+++ GIVEN MATERIAL +++

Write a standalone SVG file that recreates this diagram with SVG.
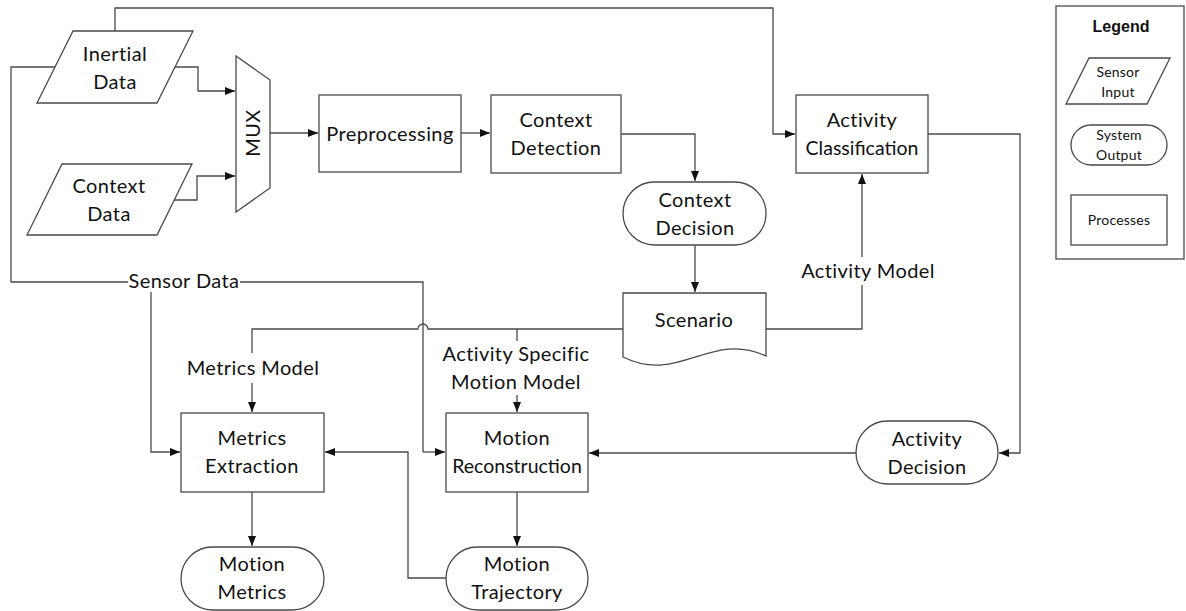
<svg xmlns="http://www.w3.org/2000/svg" width="1186" height="611" viewBox="0 0 1186 611">
  <defs>
    <marker id="arrow" viewBox="0 0 10 8" refX="10" refY="4" markerWidth="10" markerHeight="8" markerUnits="userSpaceOnUse" orient="auto">
      <path d="M0,0 L10,4 L0,8 Z" fill="#111"/>
    </marker>
    <style>
      .shape { fill: #fff; stroke: #4a4a4a; stroke-width: 1.3; }
      .wire { fill: none; stroke: #4a4a4a; stroke-width: 1.3; }
      .arr { marker-end: url(#arrow); }
      text { font-family: Lato, "Liberation Sans", sans-serif; font-size: 20px; letter-spacing: 0.4px; fill: #111; text-anchor: middle; }
      .tight { letter-spacing: 0; font-size: 19.5px; }
      .small { font-size: 14px; letter-spacing: 0.2px; }
      .title { font-family: "Liberation Sans", Arial, sans-serif; font-weight: bold; font-size: 16px; letter-spacing: 0; }
      .mask { fill: #fff; stroke: none; }
    </style>
  </defs>
  <rect width="1186" height="611" fill="#fff"/>

  <!-- connectors -->
  <g id="connectors">
    <path class="wire arr" d="M115,31 V8 H773 V134 H795"/>
    <path class="wire" d="M55,67 H11 V282 H423 V452"/>
    <path class="wire arr" d="M423,452 H445"/>
    <path class="wire arr" d="M151,282 V452 H180"/>
    <path class="wire arr" d="M175,67 H198 V91 H235"/>
    <path class="wire arr" d="M174,200 H197 V176 H235"/>
    <path class="wire arr" d="M270,133 H318"/>
    <path class="wire arr" d="M461,133 H490"/>
    <path class="wire arr" d="M621,134 H695 V181"/>
    <path class="wire arr" d="M695,245 V292"/>
    <path class="wire arr" d="M766,329 H862 V174"/>
    <path class="wire arr" d="M623,329 H428 A5,5 0 0 0 418,329 H252 V412"/>
    <path class="wire arr" d="M517,329 V412"/>
    <path class="wire arr" d="M928,134 H1020 V453 H999"/>
    <path class="wire arr" d="M856,453 H589"/>
    <path class="wire arr" d="M252,492 V546"/>
    <path class="wire arr" d="M517,492 V546"/>
    <path class="wire arr" d="M446,578 H408 V452 H325"/>
    <!-- connector labels -->
    <rect class="mask" x="128" y="272" width="112" height="20"/>
    <text x="184" y="288">Sensor Data</text>
    <rect class="mask" x="183" y="353" width="140" height="30"/>
    <text x="253" y="375">Metrics Model</text>
    <rect class="mask" x="436" y="341" width="161" height="54"/>
    <text x="516" y="361">Activity Specific</text>
    <text x="516" y="389">Motion Model</text>
    <rect class="mask" x="796" y="257" width="144" height="28"/>
    <text x="868" y="278">Activity Model</text>
  </g>

  <g id="inertial-data">
    <polygon class="shape" points="73,31 193,31 157,103 37,103"/>
    <text x="115" y="61">Inertial</text>
    <text x="115" y="89">Data</text>
  </g>

  <g id="context-data">
    <polygon class="shape" points="62,164 192,164 157,235 27,235"/>
    <text x="109" y="193">Context</text>
    <text x="109" y="221">Data</text>
  </g>

  <g id="mux">
    <polygon class="shape" points="236,56 270,80 270,188 236,212"/>
    <text x="0" y="0" transform="translate(260,133) rotate(-90)">MUX</text>
  </g>

  <g id="preprocessing">
    <rect class="shape" x="319" y="95" width="142" height="77"/>
    <text x="390" y="141">Preprocessing</text>
  </g>

  <g id="context-detection">
    <rect class="shape" x="491" y="95" width="130" height="78"/>
    <text x="556" y="127">Context</text>
    <text x="556" y="155">Detection</text>
  </g>

  <g id="context-decision">
    <rect class="shape" x="623" y="182" width="143" height="63" rx="31.5" ry="31.5"/>
    <text x="695" y="207">Context</text>
    <text x="695" y="235">Decision</text>
  </g>

  <g id="scenario">
    <path class="shape" d="M623,293 H766 V356 C710,330 680,385 623,357 Z"/>
    <text x="694" y="327">Scenario</text>
  </g>

  <g id="activity-classification">
    <rect class="shape" x="796" y="95" width="132" height="78"/>
    <text x="862" y="127">Activity</text>
    <text class="tight" x="862" y="155">Classification</text>
  </g>

  <g id="activity-decision">
    <rect class="shape" x="856" y="421" width="142" height="63" rx="31.5" ry="31.5"/>
    <text x="927" y="446">Activity</text>
    <text x="927" y="474">Decision</text>
  </g>

  <g id="metrics-extraction">
    <rect class="shape" x="181" y="413" width="143" height="79"/>
    <text x="252" y="445">Metrics</text>
    <text x="252" y="473">Extraction</text>
  </g>

  <g id="motion-reconstruction">
    <rect class="shape" x="446" y="413" width="142" height="79"/>
    <text x="517" y="445">Motion</text>
    <text class="tight" x="517" y="473">Reconstruction</text>
  </g>

  <g id="motion-metrics">
    <rect class="shape" x="181" y="547" width="143" height="63" rx="31.5" ry="31.5"/>
    <text x="252" y="571">Motion</text>
    <text x="252" y="599">Metrics</text>
  </g>

  <g id="motion-trajectory">
    <rect class="shape" x="446" y="547" width="142" height="63" rx="31.5" ry="31.5"/>
    <text x="517" y="571">Motion</text>
    <text x="517" y="599">Trajectory</text>
  </g>

  <g id="legend">
    <rect class="shape" x="1056" y="6" width="128" height="253"/>
    <text class="title" x="1121" y="32">Legend</text>
    <polygon class="shape" points="1089,58 1170,58 1147,104 1066,104"/>
    <text class="small" x="1118" y="77">Sensor</text>
    <text class="small" x="1118" y="97">Input</text>
    <rect class="shape" x="1071" y="125" width="96" height="40" rx="20" ry="20"/>
    <text class="small" x="1119" y="140">System</text>
    <text class="small" x="1119" y="160">Output</text>
    <rect class="shape" x="1071" y="195" width="96" height="50"/>
    <text class="small" x="1119" y="225">Processes</text>
  </g>
</svg>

+++

- [DIRECTIONS FOR THIS TASK] Output the data above without changes, apart from leaving out the pictures.

- [SOLVED PROBLEM]
Write a standalone SVG file that recreates this diagram with SVG.
<svg xmlns="http://www.w3.org/2000/svg" width="1186" height="611" viewBox="0 0 1186 611">
  <defs>
    <marker id="arrow" viewBox="0 0 10 8" refX="10" refY="4" markerWidth="10" markerHeight="8" markerUnits="userSpaceOnUse" orient="auto">
      <path d="M0,0 L10,4 L0,8 Z" fill="#111"/>
    </marker>
    <style>
      .shape { fill: #fff; stroke: #4a4a4a; stroke-width: 1.3; }
      .wire { fill: none; stroke: #4a4a4a; stroke-width: 1.3; }
      .arr { marker-end: url(#arrow); }
      text { font-family: Lato, "Liberation Sans", sans-serif; font-size: 20px; letter-spacing: 0.4px; fill: #111; text-anchor: middle; }
      .tight { letter-spacing: 0; font-size: 19.5px; }
      .small { font-size: 14px; letter-spacing: 0.2px; }
      .title { font-family: "Liberation Sans", Arial, sans-serif; font-weight: bold; font-size: 16px; letter-spacing: 0; }
      .mask { fill: #fff; stroke: none; }
    </style>
  </defs>
  <rect width="1186" height="611" fill="#fff"/>

  <!-- connectors -->
  <g id="connectors">
    <path class="wire arr" d="M115,31 V8 H773 V134 H795"/>
    <path class="wire" d="M55,67 H11 V282 H423 V452"/>
    <path class="wire arr" d="M423,452 H445"/>
    <path class="wire arr" d="M151,282 V452 H180"/>
    <path class="wire arr" d="M175,67 H198 V91 H235"/>
    <path class="wire arr" d="M174,200 H197 V176 H235"/>
    <path class="wire arr" d="M270,133 H318"/>
    <path class="wire arr" d="M461,133 H490"/>
    <path class="wire arr" d="M621,134 H695 V181"/>
    <path class="wire arr" d="M695,245 V292"/>
    <path class="wire arr" d="M766,329 H862 V174"/>
    <path class="wire arr" d="M623,329 H428 A5,5 0 0 0 418,329 H252 V412"/>
    <path class="wire arr" d="M517,329 V412"/>
    <path class="wire arr" d="M928,134 H1020 V453 H999"/>
    <path class="wire arr" d="M856,453 H589"/>
    <path class="wire arr" d="M252,492 V546"/>
    <path class="wire arr" d="M517,492 V546"/>
    <path class="wire arr" d="M446,578 H408 V452 H325"/>
    <!-- connector labels -->
    <rect class="mask" x="128" y="272" width="112" height="20"/>
    <text x="184" y="288">Sensor Data</text>
    <rect class="mask" x="183" y="353" width="140" height="30"/>
    <text x="253" y="375">Metrics Model</text>
    <rect class="mask" x="436" y="341" width="161" height="54"/>
    <text x="516" y="361">Activity Specific</text>
    <text x="516" y="389">Motion Model</text>
    <rect class="mask" x="796" y="257" width="144" height="28"/>
    <text x="868" y="278">Activity Model</text>
  </g>

  <g id="inertial-data">
    <polygon class="shape" points="73,31 193,31 157,103 37,103"/>
    <text x="115" y="61">Inertial</text>
    <text x="115" y="89">Data</text>
  </g>

  <g id="context-data">
    <polygon class="shape" points="62,164 192,164 157,235 27,235"/>
    <text x="109" y="193">Context</text>
    <text x="109" y="221">Data</text>
  </g>

  <g id="mux">
    <polygon class="shape" points="236,56 270,80 270,188 236,212"/>
    <text x="0" y="0" transform="translate(260,133) rotate(-90)">MUX</text>
  </g>

  <g id="preprocessing">
    <rect class="shape" x="319" y="95" width="142" height="77"/>
    <text x="390" y="141">Preprocessing</text>
  </g>

  <g id="context-detection">
    <rect class="shape" x="491" y="95" width="130" height="78"/>
    <text x="556" y="127">Context</text>
    <text x="556" y="155">Detection</text>
  </g>

  <g id="context-decision">
    <rect class="shape" x="623" y="182" width="143" height="63" rx="31.5" ry="31.5"/>
    <text x="695" y="207">Context</text>
    <text x="695" y="235">Decision</text>
  </g>

  <g id="scenario">
    <path class="shape" d="M623,293 H766 V356 C710,330 680,385 623,357 Z"/>
    <text x="694" y="327">Scenario</text>
  </g>

  <g id="activity-classification">
    <rect class="shape" x="796" y="95" width="132" height="78"/>
    <text x="862" y="127">Activity</text>
    <text class="tight" x="862" y="155">Classification</text>
  </g>

  <g id="activity-decision">
    <rect class="shape" x="856" y="421" width="142" height="63" rx="31.5" ry="31.5"/>
    <text x="927" y="446">Activity</text>
    <text x="927" y="474">Decision</text>
  </g>

  <g id="metrics-extraction">
    <rect class="shape" x="181" y="413" width="143" height="79"/>
    <text x="252" y="445">Metrics</text>
    <text x="252" y="473">Extraction</text>
  </g>

  <g id="motion-reconstruction">
    <rect class="shape" x="446" y="413" width="142" height="79"/>
    <text x="517" y="445">Motion</text>
    <text class="tight" x="517" y="473">Reconstruction</text>
  </g>

  <g id="motion-metrics">
    <rect class="shape" x="181" y="547" width="143" height="63" rx="31.5" ry="31.5"/>
    <text x="252" y="571">Motion</text>
    <text x="252" y="599">Metrics</text>
  </g>

  <g id="motion-trajectory">
    <rect class="shape" x="446" y="547" width="142" height="63" rx="31.5" ry="31.5"/>
    <text x="517" y="571">Motion</text>
    <text x="517" y="599">Trajectory</text>
  </g>

  <g id="legend">
    <rect class="shape" x="1056" y="6" width="128" height="253"/>
    <text class="title" x="1121" y="32">Legend</text>
    <polygon class="shape" points="1089,58 1170,58 1147,104 1066,104"/>
    <text class="small" x="1118" y="77">Sensor</text>
    <text class="small" x="1118" y="97">Input</text>
    <rect class="shape" x="1071" y="125" width="96" height="40" rx="20" ry="20"/>
    <text class="small" x="1119" y="140">System</text>
    <text class="small" x="1119" y="160">Output</text>
    <rect class="shape" x="1071" y="195" width="96" height="50"/>
    <text class="small" x="1119" y="225">Processes</text>
  </g>
</svg>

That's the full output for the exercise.